**Set problem**: Leave out the pictures and set down exactly the lines from the start of the listing through the one with "import plotly.graph_objects as go", both included.

**Source material**:
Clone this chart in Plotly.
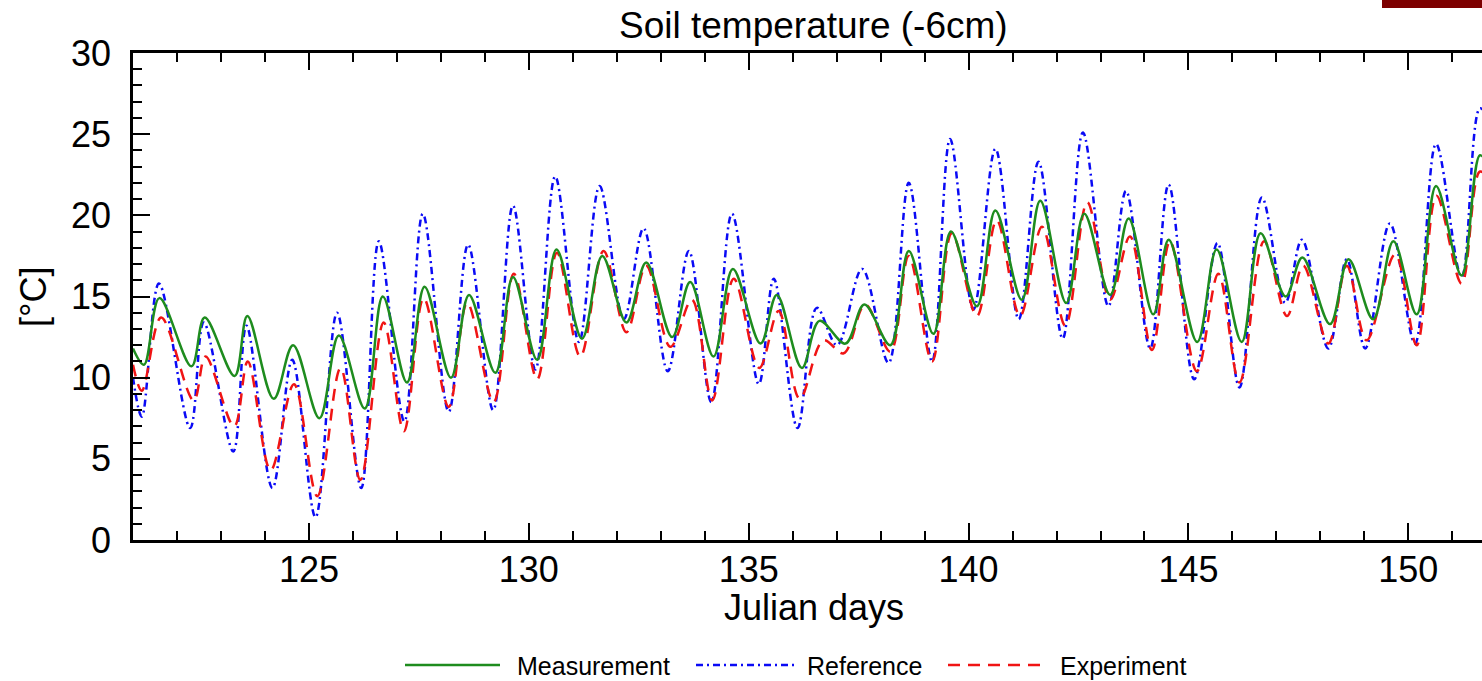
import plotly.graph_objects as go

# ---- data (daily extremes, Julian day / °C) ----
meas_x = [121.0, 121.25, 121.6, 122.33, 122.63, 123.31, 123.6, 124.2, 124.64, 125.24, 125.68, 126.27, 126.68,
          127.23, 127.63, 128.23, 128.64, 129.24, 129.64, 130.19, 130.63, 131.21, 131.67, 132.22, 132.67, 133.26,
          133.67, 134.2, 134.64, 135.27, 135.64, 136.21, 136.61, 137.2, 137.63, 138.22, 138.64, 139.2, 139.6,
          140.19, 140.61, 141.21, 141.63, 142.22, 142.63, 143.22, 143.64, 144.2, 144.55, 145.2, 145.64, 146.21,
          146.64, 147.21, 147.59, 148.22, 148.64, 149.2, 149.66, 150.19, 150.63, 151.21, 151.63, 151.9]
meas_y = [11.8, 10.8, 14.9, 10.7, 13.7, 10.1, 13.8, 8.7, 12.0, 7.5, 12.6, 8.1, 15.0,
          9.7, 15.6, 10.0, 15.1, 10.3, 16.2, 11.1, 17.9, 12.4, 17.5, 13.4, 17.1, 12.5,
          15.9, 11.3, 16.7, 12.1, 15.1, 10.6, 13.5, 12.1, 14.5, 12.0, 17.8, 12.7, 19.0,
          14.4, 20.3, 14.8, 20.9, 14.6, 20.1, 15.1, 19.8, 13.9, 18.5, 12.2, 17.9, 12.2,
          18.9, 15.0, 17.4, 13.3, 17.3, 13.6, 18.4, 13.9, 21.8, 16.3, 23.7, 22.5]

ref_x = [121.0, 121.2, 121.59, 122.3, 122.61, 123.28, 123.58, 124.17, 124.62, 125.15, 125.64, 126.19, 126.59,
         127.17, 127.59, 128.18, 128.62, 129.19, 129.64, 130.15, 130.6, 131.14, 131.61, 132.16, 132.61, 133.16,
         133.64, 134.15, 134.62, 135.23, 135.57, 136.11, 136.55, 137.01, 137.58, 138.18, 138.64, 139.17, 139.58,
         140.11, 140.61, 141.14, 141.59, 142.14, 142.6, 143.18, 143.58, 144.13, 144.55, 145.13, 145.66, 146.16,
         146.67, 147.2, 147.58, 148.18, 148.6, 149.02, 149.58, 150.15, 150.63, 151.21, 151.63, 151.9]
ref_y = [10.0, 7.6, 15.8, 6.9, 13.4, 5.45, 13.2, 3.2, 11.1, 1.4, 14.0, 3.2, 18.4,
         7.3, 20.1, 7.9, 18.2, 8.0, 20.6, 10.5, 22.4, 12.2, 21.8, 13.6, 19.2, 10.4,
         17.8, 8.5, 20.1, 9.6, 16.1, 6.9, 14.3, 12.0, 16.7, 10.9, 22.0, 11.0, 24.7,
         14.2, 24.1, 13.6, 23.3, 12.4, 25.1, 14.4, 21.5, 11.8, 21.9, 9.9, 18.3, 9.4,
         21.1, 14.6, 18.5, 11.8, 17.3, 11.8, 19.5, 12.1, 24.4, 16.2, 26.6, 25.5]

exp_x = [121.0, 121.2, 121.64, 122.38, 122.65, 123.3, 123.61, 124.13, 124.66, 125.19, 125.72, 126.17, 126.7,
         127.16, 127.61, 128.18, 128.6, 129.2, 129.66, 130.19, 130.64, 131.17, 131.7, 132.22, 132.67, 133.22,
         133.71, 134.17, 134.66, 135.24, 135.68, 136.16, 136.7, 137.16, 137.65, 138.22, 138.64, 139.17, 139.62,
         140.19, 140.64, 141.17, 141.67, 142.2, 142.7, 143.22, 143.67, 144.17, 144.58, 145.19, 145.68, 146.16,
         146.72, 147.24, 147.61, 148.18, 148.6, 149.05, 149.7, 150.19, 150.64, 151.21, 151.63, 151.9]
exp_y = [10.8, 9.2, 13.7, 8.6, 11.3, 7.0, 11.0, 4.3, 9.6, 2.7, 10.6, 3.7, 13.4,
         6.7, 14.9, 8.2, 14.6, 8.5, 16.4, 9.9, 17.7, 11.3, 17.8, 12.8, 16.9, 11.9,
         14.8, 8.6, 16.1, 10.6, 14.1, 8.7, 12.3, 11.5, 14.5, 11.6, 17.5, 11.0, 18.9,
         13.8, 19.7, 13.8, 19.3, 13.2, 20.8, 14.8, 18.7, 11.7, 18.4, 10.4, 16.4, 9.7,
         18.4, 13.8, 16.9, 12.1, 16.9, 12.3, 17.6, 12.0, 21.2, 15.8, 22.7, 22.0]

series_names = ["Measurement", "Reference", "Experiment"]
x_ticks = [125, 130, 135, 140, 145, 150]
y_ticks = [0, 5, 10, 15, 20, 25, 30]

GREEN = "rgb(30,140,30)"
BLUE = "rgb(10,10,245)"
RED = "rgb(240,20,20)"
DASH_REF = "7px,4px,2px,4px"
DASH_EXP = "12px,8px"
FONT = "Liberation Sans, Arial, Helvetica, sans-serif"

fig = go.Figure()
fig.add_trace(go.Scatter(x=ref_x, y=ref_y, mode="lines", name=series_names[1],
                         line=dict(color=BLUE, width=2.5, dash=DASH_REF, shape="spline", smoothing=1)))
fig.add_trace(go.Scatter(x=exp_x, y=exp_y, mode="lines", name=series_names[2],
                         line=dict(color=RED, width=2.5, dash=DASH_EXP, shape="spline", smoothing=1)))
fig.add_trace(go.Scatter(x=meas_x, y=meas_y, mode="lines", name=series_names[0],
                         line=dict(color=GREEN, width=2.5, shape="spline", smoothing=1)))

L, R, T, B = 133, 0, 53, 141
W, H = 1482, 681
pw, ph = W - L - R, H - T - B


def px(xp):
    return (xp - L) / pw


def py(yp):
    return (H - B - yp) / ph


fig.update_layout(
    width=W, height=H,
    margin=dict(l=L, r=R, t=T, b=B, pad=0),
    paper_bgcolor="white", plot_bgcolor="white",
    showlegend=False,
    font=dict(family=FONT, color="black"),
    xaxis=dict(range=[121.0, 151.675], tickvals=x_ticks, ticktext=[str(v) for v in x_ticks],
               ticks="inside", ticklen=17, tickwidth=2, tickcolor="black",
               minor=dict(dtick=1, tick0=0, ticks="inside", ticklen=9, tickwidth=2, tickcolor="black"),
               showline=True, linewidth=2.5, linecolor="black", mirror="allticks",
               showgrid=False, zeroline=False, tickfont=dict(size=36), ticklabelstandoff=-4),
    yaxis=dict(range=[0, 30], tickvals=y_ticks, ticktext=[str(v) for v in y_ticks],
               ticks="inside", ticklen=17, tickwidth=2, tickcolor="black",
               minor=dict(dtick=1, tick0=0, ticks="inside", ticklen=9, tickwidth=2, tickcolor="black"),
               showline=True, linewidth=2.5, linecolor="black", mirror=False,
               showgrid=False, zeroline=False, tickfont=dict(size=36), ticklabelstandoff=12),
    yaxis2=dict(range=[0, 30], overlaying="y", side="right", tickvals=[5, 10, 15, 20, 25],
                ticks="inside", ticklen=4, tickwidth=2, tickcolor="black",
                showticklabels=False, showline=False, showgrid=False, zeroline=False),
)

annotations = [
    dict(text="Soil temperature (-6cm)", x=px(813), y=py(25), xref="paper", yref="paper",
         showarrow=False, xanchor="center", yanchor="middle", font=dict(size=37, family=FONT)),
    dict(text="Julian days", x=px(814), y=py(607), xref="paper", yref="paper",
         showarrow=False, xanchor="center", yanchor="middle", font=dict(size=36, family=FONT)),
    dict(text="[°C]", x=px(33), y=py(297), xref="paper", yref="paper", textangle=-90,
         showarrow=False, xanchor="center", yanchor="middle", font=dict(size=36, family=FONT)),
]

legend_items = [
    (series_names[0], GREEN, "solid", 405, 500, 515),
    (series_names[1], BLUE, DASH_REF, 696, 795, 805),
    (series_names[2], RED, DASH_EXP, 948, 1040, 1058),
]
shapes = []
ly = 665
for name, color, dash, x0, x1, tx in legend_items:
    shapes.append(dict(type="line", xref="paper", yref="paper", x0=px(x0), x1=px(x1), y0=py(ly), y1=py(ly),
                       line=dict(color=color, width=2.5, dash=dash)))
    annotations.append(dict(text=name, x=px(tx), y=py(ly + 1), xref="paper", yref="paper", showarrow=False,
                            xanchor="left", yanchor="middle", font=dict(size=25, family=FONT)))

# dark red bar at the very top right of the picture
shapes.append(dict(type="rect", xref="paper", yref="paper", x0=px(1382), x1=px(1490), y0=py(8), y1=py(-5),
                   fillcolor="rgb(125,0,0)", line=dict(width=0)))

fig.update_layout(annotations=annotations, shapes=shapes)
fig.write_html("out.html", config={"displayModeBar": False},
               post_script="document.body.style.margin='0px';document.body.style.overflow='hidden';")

**Written reply**:
Clone this chart in Plotly.
import plotly.graph_objects as go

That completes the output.